A Sample 30-Day Calendar You Can Bend to Fit Real Life
The easiest way to ruin a challenge is to make the calendar too brittle. Real life needs wiggle room. So the sample below is a framework, not a prison.
Week 1: Ease in
Start with three training days and four lighter days. Keep the sessions short, around 15 to 25 minutes. Focus on form, not pace. If you finish feeling like you could have done a bit more, that’s perfect.
Week 2: Add a little work
Keep the same structure, but add one set to your main exercises or 5 to 10 minutes to one cardio session. Nothing dramatic. Just enough that the body notices the change.
Week 3: Make it count
This is the hardest week for a lot of people. Use your strongest sessions here. Add a small load increase, one more interval, or an extra round on the main circuit. Keep one day lighter than you think you need.
Week 4: Finish clean
Hold the quality high and don’t chase exhaustion. If you’ve been lifting, keep the weights steady and sharpen the movement.

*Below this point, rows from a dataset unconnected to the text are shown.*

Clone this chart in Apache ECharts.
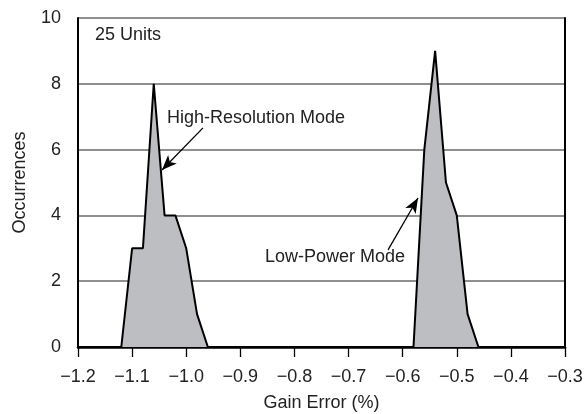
<!DOCTYPE html>
<html>
<head>
<meta charset="utf-8">
<script src="https://cdn.jsdelivr.net/npm/echarts@6/dist/echarts.min.js"></script>
<style>
  html, body { margin: 0; padding: 0; background: #fff; }
  #chart { width: 585px; height: 414px; }
</style>
</head>
<body>
<div id="chart"></div>
<script>
  // gain error bins (%) and counts for each mode
  var hiResX = [-1.12, -1.10, -1.08, -1.06, -1.04, -1.02, -1.00, -0.98, -0.96]
  var hiResY = [0, 3, 3, 8, 4, 4, 3, 1, 0]
  var lowPwrX = [-0.58, -0.56, -0.54, -0.52, -0.50, -0.48, -0.46]
  var lowPwrY = [0, 6, 9, 5, 4, 1, 0]

  var xTicks = [-1.2, -0.3, 0.1]   // min, max, step
  var yTicks = [0, 10, 2]

  // annotation anchors, in data units
  var notes = [
    { text: '25 Units', at: [-1.1686, 9.48] },
    { text: 'High-Resolution Mode', at: [-1.0355, 6.96], from: [-0.969, 6.66], to: [-1.0448, 5.38] },
    { text: 'Low-Power Mode', at: [-0.8544, 2.74], from: [-0.627, 2.95], to: [-0.5717, 4.53] }
  ]

  var font = 'Liberation Sans, Arial, Helvetica, sans-serif'
  var txt = '#222'
  var fs = 18

  function pairs(xs, ys) {
    return xs.map(function (x, i) { return [x, ys[i]] })
  }
  function minus(v) {
    return v.toFixed(1).replace('-', '\u2212')
  }

  var chart = echarts.init(document.getElementById('chart'))

  var arrows = notes.filter(function (n) { return n.from }).map(function (n) {
    return [{ coord: n.from, symbol: 'none' }, { coord: n.to, symbol: 'arrow' }]
  })

  var option = {
    animation: false,
    grid: { left: 78, right: 20, top: 18, bottom: 67, containLabel: false, outerBoundsMode: 'none' },
    xAxis: [
      {
        type: 'value',
        min: xTicks[0], max: xTicks[1], interval: xTicks[2],
        name: 'Gain Error (%)',
        nameLocation: 'middle',
        nameGap: 47,
        nameTextStyle: { fontFamily: font, fontSize: fs, color: txt },
        axisLine: { show: true, lineStyle: { color: '#000', width: 2.5 } },
        axisTick: { show: true, length: 10, lineStyle: { color: '#000', width: 1.3 } },
        axisLabel: { fontFamily: font, fontSize: fs, color: txt, margin: 21, formatter: minus },
        splitLine: { show: false }
      },
      {
        type: 'value', position: 'top',
        min: xTicks[0], max: xTicks[1], interval: xTicks[2],
        axisLine: { show: true, lineStyle: { color: '#000', width: 2 } },
        axisTick: { show: false }, axisLabel: { show: false }, splitLine: { show: false }
      }
    ],
    yAxis: [
      {
        type: 'value',
        min: yTicks[0], max: yTicks[1], interval: yTicks[2],
        name: 'Occurrences',
        nameLocation: 'middle',
        nameRotate: 90,
        nameGap: 49,
        nameTextStyle: { fontFamily: font, fontSize: fs, color: txt },
        axisLine: { show: true, lineStyle: { color: '#000', width: 2 } },
        axisTick: { show: false },
        axisLabel: { fontFamily: font, fontSize: fs, color: txt, margin: 17 },
        splitLine: { show: true, lineStyle: { color: '#6a6a6a', width: 1.5 } }
      },
      {
        type: 'value', position: 'right',
        min: yTicks[0], max: yTicks[1], interval: yTicks[2],
        axisLine: { show: true, lineStyle: { color: '#000', width: 2 } },
        axisTick: { show: false }, axisLabel: { show: false }, splitLine: { show: false }
      }
    ],
    series: [
      {
        name: 'High-Resolution Mode',
        type: 'line',
        data: pairs(hiResX, hiResY),
        symbol: 'none',
        z: 3,
        lineStyle: { color: '#000', width: 2 },
        areaStyle: { color: '#bdbec2', opacity: 1 },
        markLine: {
          silent: true,
          symbolSize: [9, 15],
          label: { show: false },
          lineStyle: { color: '#000', width: 1.3, type: 'solid' },
          data: arrows
        }
      },
      {
        name: 'Low-Power Mode',
        type: 'line',
        data: pairs(lowPwrX, lowPwrY),
        symbol: 'none',
        z: 3,
        lineStyle: { color: '#000', width: 2 },
        areaStyle: { color: '#bdbec2', opacity: 1 }
      }
    ]
  }
  chart.setOption(option)

  // place the text notes from their data anchors
  chart.setOption({
    graphic: notes.map(function (n) {
      var p = chart.convertToPixel({ xAxisIndex: 0, yAxisIndex: 0 }, n.at)
      return {
        type: 'text',
        x: p[0], y: p[1],
        z: 10,
        style: {
          text: n.text,
          fontFamily: font,
          fontSize: fs,
          fill: txt,
          textAlign: 'left',
          textVerticalAlign: 'middle'
        }
      }
    })
  })
</script>
</body>
</html>
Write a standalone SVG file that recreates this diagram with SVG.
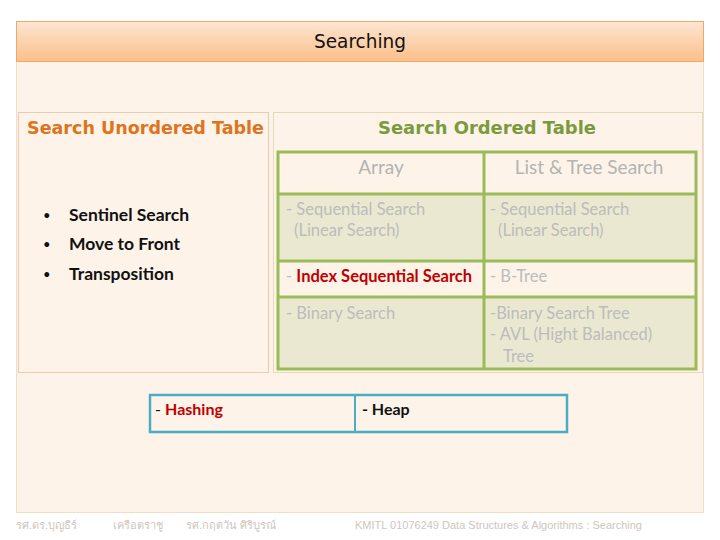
<svg xmlns="http://www.w3.org/2000/svg" width="720" height="540" viewBox="0 0 720 540">
<defs>
<linearGradient id="hdr" x1="0" y1="0" x2="0" y2="1">
<stop offset="0" stop-color="#fde6d2"/>
<stop offset="1" stop-color="#fbbf8a"/>
</linearGradient>
</defs>
<style>
.comic{font-family:"DejaVu Sans",sans-serif;}
.cal{font-family:Lato,"Noto Sans",sans-serif;}
.gray{fill:#bcbcbc;font-size:16.5px;}
.hd{fill:#b3b3b3;font-size:19px;text-anchor:middle;}
.blk{fill:#111;font-size:17.5px;font-weight:bold;}
.bul{fill:#111;font-size:13px;}
.tbl{stroke:#9bbb59;stroke-width:3;}
.foot{fill:#d0c6bc;font-size:11px;font-family:"Liberation Sans",sans-serif;}
</style>
<rect width="720" height="540" fill="#ffffff"/>
<g id="panel">
<rect x="16.5" y="21.5" width="687" height="491" fill="#fdf3e9" stroke="#f5dcc6"/>
</g>
<g id="header">
<rect x="16.5" y="21.5" width="687" height="40" fill="url(#hdr)" stroke="#f0a868"/>
<text x="360" y="48" class="comic" font-size="19" text-anchor="middle" fill="#111" textLength="92" lengthAdjust="spacingAndGlyphs">Searching</text>
</g>
<g id="unordered">
<rect x="18.5" y="112.5" width="250" height="260" fill="#fdf3e9" stroke="#e5cdb0"/>
<text x="27" y="134" class="comic" font-size="18" font-weight="bold" fill="#dd7420" textLength="237" lengthAdjust="spacingAndGlyphs">Search Unordered Table</text>
<text x="43" y="220" class="cal bul">•</text><text x="69" y="221" class="cal blk">Sentinel Search</text>
<text x="43" y="249" class="cal bul">•</text><text x="69" y="250" class="cal blk">Move to Front</text>
<text x="43" y="279" class="cal bul">•</text><text x="69" y="280" class="cal blk">Transposition</text>
</g>
<g id="ordered">
<rect x="273.5" y="112.5" width="429" height="260" fill="#fdf3e9" stroke="#e5d9b8"/>
<text x="487" y="134" class="comic" font-size="18" font-weight="bold" fill="#7a9a3e" text-anchor="middle" textLength="218" lengthAdjust="spacingAndGlyphs">Search Ordered Table</text>
</g>
<g id="table">
<rect x="278" y="152" width="418" height="42" fill="#fdf3e9"/>
<rect x="278" y="194" width="418" height="67" fill="#ebe8d1"/>
<rect x="278" y="261" width="418" height="36" fill="#fdf3e9"/>
<rect x="278" y="297" width="418" height="72" fill="#ebe8d1"/>
<g class="tbl" fill="none">
<rect x="278" y="152" width="418" height="217"/>
<line x1="484" y1="152" x2="484" y2="369"/>
<line x1="278" y1="194" x2="696" y2="194"/>
<line x1="278" y1="261" x2="696" y2="261"/>
<line x1="278" y1="297" x2="696" y2="297"/>
</g>
<g class="cal">
<text x="381" y="174" class="hd">Array</text>
<text x="589" y="174" class="hd">List &amp; Tree Search</text>
<text x="286" y="215" class="gray">- Sequential Search</text>
<text x="294" y="236" class="gray">(Linear Search)</text>
<text x="490" y="215" class="gray">- Sequential Search</text>
<text x="498" y="236" class="gray">(Linear Search)</text>
<text x="286" y="282" class="gray">- <tspan fill="#c00000" font-weight="bold">Index Sequential Search</tspan></text>
<text x="490" y="282" class="gray">- B-Tree</text>
<text x="286" y="319" class="gray">- Binary Search</text>
<text x="490" y="319" class="gray">-Binary Search Tree</text>
<text x="490" y="340" class="gray">- AVL (Hight Balanced)</text>
<text x="503" y="362" class="gray">Tree</text>
</g>
</g>
<g id="hashheap">
<rect x="150" y="395" width="417" height="37" fill="#fdf3e9" stroke="#4bacc6" stroke-width="2.5"/>
<line x1="355" y1="395" x2="355" y2="432" stroke="#4bacc6" stroke-width="2"/>
<text x="155" y="415" class="cal" font-size="16" fill="#111">- <tspan fill="#c00000" font-weight="bold">Hashing</tspan></text>
<text x="362" y="415" class="cal" font-size="16" font-weight="bold" fill="#111">- Heap</text>
</g>
<g id="footer">
<text x="16" y="529" class="foot">รศ.ดร.บุญธีร์</text>
<text x="113" y="529" class="foot">เครือตราชู</text>
<text x="186" y="529" class="foot">รศ.กฤตวัน   ศิริบูรณ์</text>
<text x="355" y="529" class="foot">KMITL   01076249 Data Structures &amp; Algorithms : Searching</text>
</g>
</svg>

If you’ve been walking or running, stay consistent and protect your legs. The goal is to end feeling capable, not crushed.
You can make this template beginner-friendly by swapping strength days for bodyweight circuits. You can make it more advanced by making the main lifts more specific and the conditioning more structured. Same skeleton. Different load.
Final Thoughts

A good month-long fitness plan is less about dramatic effort and more about repeatable effort. That’s the part people miss. The magic is not in doing everything; it’s in doing the right few things often enough that your body stops treating them like a surprise.
If you’re choosing between a plan that looks impressive and a plan you can finish on a tired Wednesday, pick the second one. Every time. A clean finish beats a heroic first week that falls apart.
And if the challenge ends with you wanting to keep going, that’s the best sign of all. That means the plan did its job.